Prompt
Going from the top of the data below, give again each line through the one containing "(f2) at (362.5,267)", both ends kept.
================================
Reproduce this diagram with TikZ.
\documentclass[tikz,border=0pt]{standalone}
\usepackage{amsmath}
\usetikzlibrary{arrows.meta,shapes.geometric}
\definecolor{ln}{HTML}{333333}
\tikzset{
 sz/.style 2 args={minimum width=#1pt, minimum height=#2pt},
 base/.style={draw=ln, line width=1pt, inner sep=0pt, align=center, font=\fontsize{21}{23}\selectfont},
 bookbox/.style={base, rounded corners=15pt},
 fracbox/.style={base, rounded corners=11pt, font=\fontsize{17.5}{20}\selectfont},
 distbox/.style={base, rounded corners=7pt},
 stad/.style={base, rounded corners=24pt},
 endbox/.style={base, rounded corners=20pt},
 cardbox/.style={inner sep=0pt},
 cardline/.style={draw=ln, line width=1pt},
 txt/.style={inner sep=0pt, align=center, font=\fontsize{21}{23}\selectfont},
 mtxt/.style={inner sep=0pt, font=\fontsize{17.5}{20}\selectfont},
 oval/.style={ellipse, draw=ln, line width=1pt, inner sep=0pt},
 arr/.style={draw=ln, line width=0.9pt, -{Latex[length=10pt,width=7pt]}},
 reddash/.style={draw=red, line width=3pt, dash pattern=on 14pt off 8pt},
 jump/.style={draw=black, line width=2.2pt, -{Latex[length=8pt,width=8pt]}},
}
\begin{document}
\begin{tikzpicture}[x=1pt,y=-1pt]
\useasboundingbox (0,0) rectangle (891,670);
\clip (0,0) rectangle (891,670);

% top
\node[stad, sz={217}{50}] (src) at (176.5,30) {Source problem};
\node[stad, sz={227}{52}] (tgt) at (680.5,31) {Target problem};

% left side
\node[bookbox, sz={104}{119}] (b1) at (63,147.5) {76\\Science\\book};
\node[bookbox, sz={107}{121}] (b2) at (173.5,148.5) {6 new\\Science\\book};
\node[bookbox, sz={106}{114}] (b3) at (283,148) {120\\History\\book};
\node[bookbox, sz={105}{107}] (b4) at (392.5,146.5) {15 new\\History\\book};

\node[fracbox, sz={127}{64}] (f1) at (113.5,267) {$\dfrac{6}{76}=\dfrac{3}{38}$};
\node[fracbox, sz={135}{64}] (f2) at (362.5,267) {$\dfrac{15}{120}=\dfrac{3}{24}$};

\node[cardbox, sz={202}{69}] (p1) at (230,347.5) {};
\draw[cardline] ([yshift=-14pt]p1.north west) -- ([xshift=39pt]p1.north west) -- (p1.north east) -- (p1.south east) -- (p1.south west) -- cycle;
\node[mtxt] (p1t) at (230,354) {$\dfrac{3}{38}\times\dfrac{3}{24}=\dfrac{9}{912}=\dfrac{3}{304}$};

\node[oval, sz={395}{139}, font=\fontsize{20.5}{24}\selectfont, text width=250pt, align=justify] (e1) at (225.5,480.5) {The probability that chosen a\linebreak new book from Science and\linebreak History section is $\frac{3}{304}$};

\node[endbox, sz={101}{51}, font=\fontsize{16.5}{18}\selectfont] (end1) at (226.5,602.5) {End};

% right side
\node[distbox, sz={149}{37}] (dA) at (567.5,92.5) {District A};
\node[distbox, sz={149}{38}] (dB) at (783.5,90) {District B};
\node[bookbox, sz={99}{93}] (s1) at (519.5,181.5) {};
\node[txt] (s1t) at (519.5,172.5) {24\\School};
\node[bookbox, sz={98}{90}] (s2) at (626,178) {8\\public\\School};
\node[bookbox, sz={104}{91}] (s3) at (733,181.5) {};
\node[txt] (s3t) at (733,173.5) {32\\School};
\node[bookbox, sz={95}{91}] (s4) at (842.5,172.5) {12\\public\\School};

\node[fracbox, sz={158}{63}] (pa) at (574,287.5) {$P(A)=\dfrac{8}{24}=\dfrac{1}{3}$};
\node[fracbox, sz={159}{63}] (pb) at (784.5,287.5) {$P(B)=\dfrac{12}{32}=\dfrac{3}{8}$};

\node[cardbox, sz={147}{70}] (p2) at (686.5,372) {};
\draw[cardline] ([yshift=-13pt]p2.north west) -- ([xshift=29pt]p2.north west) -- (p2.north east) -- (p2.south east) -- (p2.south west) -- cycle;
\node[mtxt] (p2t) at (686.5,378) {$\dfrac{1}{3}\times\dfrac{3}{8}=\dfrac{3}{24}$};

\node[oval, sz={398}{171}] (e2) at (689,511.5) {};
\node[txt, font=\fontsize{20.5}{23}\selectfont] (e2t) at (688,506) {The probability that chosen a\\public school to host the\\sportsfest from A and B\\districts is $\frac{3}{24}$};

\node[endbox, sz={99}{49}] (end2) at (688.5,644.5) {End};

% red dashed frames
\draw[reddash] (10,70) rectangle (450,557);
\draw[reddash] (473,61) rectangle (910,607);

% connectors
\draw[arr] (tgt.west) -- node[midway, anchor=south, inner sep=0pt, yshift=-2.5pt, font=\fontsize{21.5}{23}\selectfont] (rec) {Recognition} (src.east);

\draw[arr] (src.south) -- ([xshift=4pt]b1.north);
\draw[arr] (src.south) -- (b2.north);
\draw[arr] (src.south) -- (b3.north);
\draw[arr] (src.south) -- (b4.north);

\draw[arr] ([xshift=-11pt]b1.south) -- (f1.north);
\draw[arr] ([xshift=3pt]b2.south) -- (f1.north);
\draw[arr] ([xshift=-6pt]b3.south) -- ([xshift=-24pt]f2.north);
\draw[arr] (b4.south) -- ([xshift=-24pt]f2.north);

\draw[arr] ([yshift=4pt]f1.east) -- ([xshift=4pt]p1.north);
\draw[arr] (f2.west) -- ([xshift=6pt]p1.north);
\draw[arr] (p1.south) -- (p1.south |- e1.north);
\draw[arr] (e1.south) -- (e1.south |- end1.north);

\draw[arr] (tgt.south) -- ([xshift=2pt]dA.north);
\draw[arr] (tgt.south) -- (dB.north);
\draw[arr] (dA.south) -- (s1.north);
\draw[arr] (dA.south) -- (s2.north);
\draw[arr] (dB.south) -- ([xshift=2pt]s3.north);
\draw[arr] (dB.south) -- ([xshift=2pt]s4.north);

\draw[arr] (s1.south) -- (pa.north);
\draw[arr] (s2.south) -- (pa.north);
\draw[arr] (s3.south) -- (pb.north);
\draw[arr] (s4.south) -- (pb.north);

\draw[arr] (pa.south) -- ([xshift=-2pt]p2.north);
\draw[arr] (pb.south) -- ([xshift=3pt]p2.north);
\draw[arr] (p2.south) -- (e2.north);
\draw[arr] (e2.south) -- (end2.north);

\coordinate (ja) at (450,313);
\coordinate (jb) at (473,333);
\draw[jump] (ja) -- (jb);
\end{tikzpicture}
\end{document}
================================
Task response
Reproduce this diagram with TikZ.
\documentclass[tikz,border=0pt]{standalone}
\usepackage{amsmath}
\usetikzlibrary{arrows.meta,shapes.geometric}
\definecolor{ln}{HTML}{333333}
\tikzset{
 sz/.style 2 args={minimum width=#1pt, minimum height=#2pt},
 base/.style={draw=ln, line width=1pt, inner sep=0pt, align=center, font=\fontsize{21}{23}\selectfont},
 bookbox/.style={base, rounded corners=15pt},
 fracbox/.style={base, rounded corners=11pt, font=\fontsize{17.5}{20}\selectfont},
 distbox/.style={base, rounded corners=7pt},
 stad/.style={base, rounded corners=24pt},
 endbox/.style={base, rounded corners=20pt},
 cardbox/.style={inner sep=0pt},
 cardline/.style={draw=ln, line width=1pt},
 txt/.style={inner sep=0pt, align=center, font=\fontsize{21}{23}\selectfont},
 mtxt/.style={inner sep=0pt, font=\fontsize{17.5}{20}\selectfont},
 oval/.style={ellipse, draw=ln, line width=1pt, inner sep=0pt},
 arr/.style={draw=ln, line width=0.9pt, -{Latex[length=10pt,width=7pt]}},
 reddash/.style={draw=red, line width=3pt, dash pattern=on 14pt off 8pt},
 jump/.style={draw=black, line width=2.2pt, -{Latex[length=8pt,width=8pt]}},
}
\begin{document}
\begin{tikzpicture}[x=1pt,y=-1pt]
\useasboundingbox (0,0) rectangle (891,670);
\clip (0,0) rectangle (891,670);

% top
\node[stad, sz={217}{50}] (src) at (176.5,30) {Source problem};
\node[stad, sz={227}{52}] (tgt) at (680.5,31) {Target problem};

% left side
\node[bookbox, sz={104}{119}] (b1) at (63,147.5) {76\\Science\\book};
\node[bookbox, sz={107}{121}] (b2) at (173.5,148.5) {6 new\\Science\\book};
\node[bookbox, sz={106}{114}] (b3) at (283,148) {120\\History\\book};
\node[bookbox, sz={105}{107}] (b4) at (392.5,146.5) {15 new\\History\\book};

\node[fracbox, sz={127}{64}] (f1) at (113.5,267) {$\dfrac{6}{76}=\dfrac{3}{38}$};
\node[fracbox, sz={135}{64}] (f2) at (362.5,267) {$\dfrac{15}{120}=\dfrac{3}{24}$};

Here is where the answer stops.